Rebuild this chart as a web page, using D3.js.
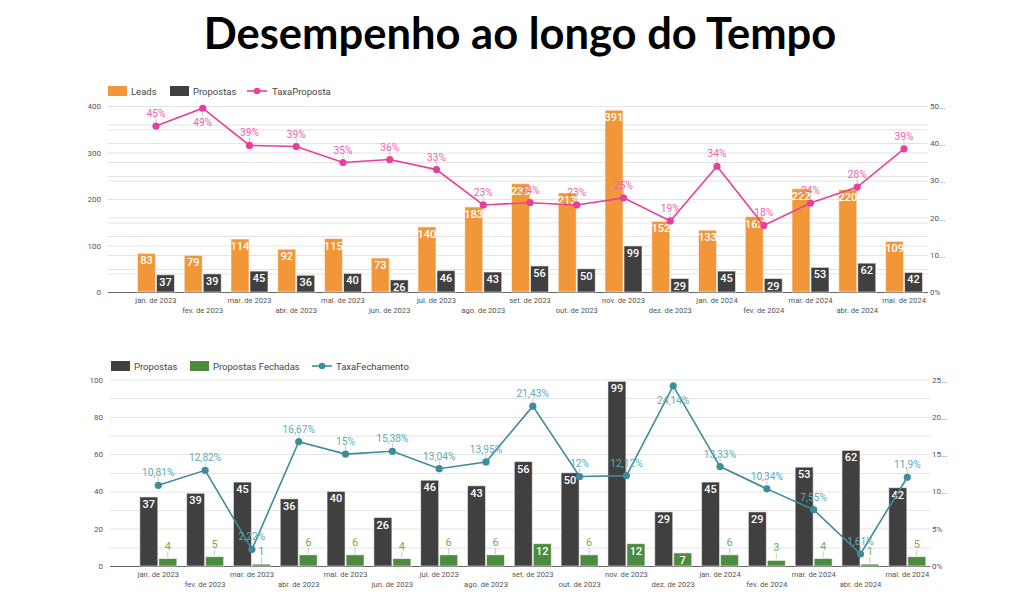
<!DOCTYPE html>
<html><head><meta charset="utf-8">
<script src="https://cdn.jsdelivr.net/npm/d3@7"></script>
<style>body{margin:0;background:#fff}svg{display:block}</style>
</head><body>
<script>
const categories = ["jan. de 2023","fev. de 2023","mar. de 2023","abr. de 2023","mai. de 2023","jun. de 2023","jul. de 2023","ago. de 2023","set. de 2023","out. de 2023","nov. de 2023","dez. de 2023","jan. de 2024","fev. de 2024","mar. de 2024","abr. de 2024","mai. de 2024"];
const leads = [83,79,114,92,115,73,140,183,233,213,391,152,133,162,222,220,109];
const propostas = [37,39,45,36,40,26,46,43,56,50,99,29,45,29,53,62,42];
const taxaProposta = [44.6,49.4,39.4,39.1,34.8,35.6,32.9,23.4,24.0,23.4,25.3,19.1,33.8,17.9,23.9,28.2,38.5];
const fechadas = [4,5,1,6,6,4,6,6,12,6,12,7,6,3,4,1,5];
const taxaFechamento = [10.81,12.82,2.22,16.67,15,15.38,13.04,13.95,21.43,12,12.12,24.14,13.33,10.34,7.55,1.61,11.9];
const topLeftTicks = [0,100,200,300,400];
const topRightTicks = [0,10,20,30,40,50];
const topRightLabels = ["0%","10...","20...","30...","40...","50..."];
const botLeftTicks = [0,20,40,60,80,100];
const botRightTicks = [0,5,10,15,20,25];
const botRightLabels = ["0%","5%","10...","15...","20...","25..."];

const W = 1024, H = 595;
const svg = d3.select("body").append("svg").attr("width", W).attr("height", H);
const FONT = "Roboto, 'Noto Sans', sans-serif";
const C = {orange:"#f1973a", dark:"#404040", green:"#4c8c3f", pink:"#e6409b", pinkL:"#ee62b1", teal:"#3e8c99", tealL:"#5badb8", greenL:"#6db151"};
const loc = d3.formatLocale({decimal:",", thousands:".", grouping:[3], currency:["R$",""]});
const fmt2 = loc.format(".2~f");

svg.append("text").attr("x", 520).attr("y", 49).attr("text-anchor","middle")
  .attr("font-family","Lato, 'Open Sans', sans-serif").attr("font-weight", 700)
  .attr("font-size", 43.5).attr("fill","#000").text("Desempenho ao longo do Tempo");

function chart(o){
  const g = svg.append("g");
  const x = d3.scaleBand().domain(categories).range(o.band);
  const bw = x.bandwidth();
  const cx = c => x(c) + bw/2;
  const yL = d3.scaleLinear().domain([0, o.leftMax]).range([o.y0, o.yTop]);
  const yR = d3.scaleLinear().domain([0, o.rightMax]).range([o.y0, o.yTop]);
  const gl = new Set();
  d3.range(0, o.leftMax + 0.001, o.leftGrid).forEach(v => gl.add(Math.round(yL(v)*2)/2));
  if (o.rightGrid) d3.range(0, o.rightMax + 0.001, o.rightGrid).forEach(v => gl.add(Math.round(yR(v)*2)/2));
  g.selectAll("line.grid").data([...gl]).join("line").attr("class","grid")
    .attr("x1", o.plot[0]).attr("x2", o.plot[1]).attr("y1", d=>d+0.5).attr("y2", d=>d+0.5)
    .attr("stroke","#e3e3e3").attr("stroke-width",1);
  g.selectAll("text.yl").data(o.leftTicks).join("text")
    .attr("x", o.plot[0]-7).attr("y", d=>yL(d)+3).attr("text-anchor","end")
    .attr("font-family",FONT).attr("font-size",8).attr("fill","#555").text(d=>d);
  g.selectAll("text.yr").data(o.rightTicks).join("text")
    .attr("x", o.plot[1]+2).attr("y", d=>yR(d)+3)
    .attr("font-family",FONT).attr("font-size",8).attr("fill","#555").text((d,i)=>o.rightLabels[i]);
  g.append("line").attr("x1", o.plot[0]).attr("x2", o.plot[1]).attr("y1", o.y0+0.5).attr("y2", o.y0+0.5)
    .attr("stroke","#666").attr("stroke-width",1);
  g.selectAll("text.xl").data(categories).join("text")
    .attr("x", d=>cx(d)).attr("y", (d,i)=> o.y0 + (i%2===0 ? 11 : 21)).attr("text-anchor","middle")
    .attr("font-family",FONT).attr("font-size",7.6).attr("fill","#555").text(d=>d);
  const barW = 19;
  o.bars.forEach((s, si) => {
    const xoff = si === 0 ? -barW : 0;
    const gb = g.append("g");
    s.values.forEach((v, i) => {
      const c = categories[i];
      const x0 = cx(c) + xoff;
      const top = yL(v);
      const h = o.y0 - top;
      gb.append("rect").attr("x", x0+0.5).attr("y", top).attr("width", barW-1).attr("height", h)
        .attr("fill", s.color).attr("stroke","rgba(255,255,255,0.55)").attr("stroke-width",1);
      if (h >= 12) {
        gb.append("text").attr("x", x0+barW/2).attr("y", top+11).attr("text-anchor","middle")
          .attr("font-family",FONT).attr("font-weight",500).attr("font-size",11).attr("fill","#fff").text(v);
      } else {
        gb.append("line").attr("x1", x0+barW/2).attr("x2", x0+barW/2).attr("y1", top-7).attr("y2", top-1)
          .attr("stroke","#c8c8c8").attr("stroke-width",1);
        gb.append("text").attr("x", x0+barW/2).attr("y", top-9).attr("text-anchor","middle")
          .attr("font-family",FONT).attr("font-size",11).attr("fill", s.labelColor).text(v);
      }
    });
  });
  const L = o.line;
  const pts = L.values.map((v,i)=>[cx(categories[i]), yR(v), v]);
  g.append("path").attr("d", d3.line()(pts.map(p=>[p[0],p[1]])))
    .attr("fill","none").attr("stroke", L.color).attr("stroke-width",1.6);
  pts.forEach(p => {
    g.append("circle").attr("cx",p[0]).attr("cy",p[1]).attr("r",3.6).attr("fill",L.color);
  });
  pts.forEach(p => {
    const below = p[1] - 20 < o.yTop;
    if (below) {
      g.append("line").attr("x1",p[0]).attr("x2",p[0]).attr("y1",p[1]+4).attr("y2",p[1]+8).attr("stroke","#c8c8c8");
      g.append("text").attr("x",p[0]).attr("y",p[1]+18).attr("text-anchor","middle")
        .attr("font-family",FONT).attr("font-size",10.2).attr("fill",L.labelColor).text(L.fmt(p[2]));
    } else {
      g.append("line").attr("x1",p[0]).attr("x2",p[0]).attr("y1",p[1]-8).attr("y2",p[1]-4).attr("stroke","#c8c8c8");
      g.append("text").attr("x",p[0]).attr("y",p[1]-9).attr("text-anchor","middle")
        .attr("font-family",FONT).attr("font-size",10.2).attr("fill",L.labelColor).text(L.fmt(p[2]));
    }
  });
  const lg = g.append("g");
  o.legend.forEach(it => {
    if (it.type === "rect") {
      lg.append("rect").attr("x", it.x).attr("y", o.legY-5).attr("width", 19).attr("height", 10).attr("fill", it.color);
    } else {
      lg.append("line").attr("x1", it.x).attr("x2", it.x+20).attr("y1", o.legY).attr("y2", o.legY).attr("stroke", it.color).attr("stroke-width",1.6);
      lg.append("circle").attr("cx", it.x+10).attr("cy", o.legY).attr("r", 3.3).attr("fill", it.color);
    }
    lg.append("text").attr("x", it.tx).attr("y", o.legY+3.5).attr("font-family",FONT).attr("font-size",9.5)
      .attr("fill","#444").text(it.label);
  });
}

chart({
  band:[132.6, 927.4], plot:[108, 928], y0:292, yTop:106,
  leftMax:400, rightMax:50, leftGrid:50, rightGrid:5,
  leftTicks: topLeftTicks, rightTicks: topRightTicks, rightLabels: topRightLabels,
  bars:[{values:leads, color:C.orange, labelColor:C.orange},{values:propostas, color:C.dark, labelColor:C.dark}],
  line:{values:taxaProposta, color:C.pink, labelColor:C.pinkL, fmt: v => d3.format(".0f")(v)+"%"},
  legY:91,
  legend:[{type:"rect",x:108,tx:131,color:C.orange,label:"Leads"},
          {type:"rect",x:170,tx:193,color:C.dark,label:"Propostas"},
          {type:"line",x:247,tx:272,color:C.pink,label:"TaxaProposta"}]
});

chart({
  band:[134.9, 930.7], plot:[110, 930], y0:566, yTop:379.5,
  leftMax:100, rightMax:25, leftGrid:10, rightGrid:0,
  leftTicks: botLeftTicks, rightTicks: botRightTicks, rightLabels: botRightLabels,
  bars:[{values:propostas, color:C.dark, labelColor:C.dark},{values:fechadas, color:C.green, labelColor:C.greenL}],
  line:{values:taxaFechamento, color:C.teal, labelColor:C.tealL, fmt: v => fmt2(v)+"%"},
  legY:366,
  legend:[{type:"rect",x:111,tx:134,color:C.dark,label:"Propostas"},
          {type:"rect",x:190,tx:213,color:C.green,label:"Propostas Fechadas"},
          {type:"line",x:312,tx:336,color:C.teal,label:"TaxaFechamento"}]
});
</script>
</body></html>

Task brief
Of the lines above, how many contain the word "chart"? Provide the number and nothing else.

Exercise solution
4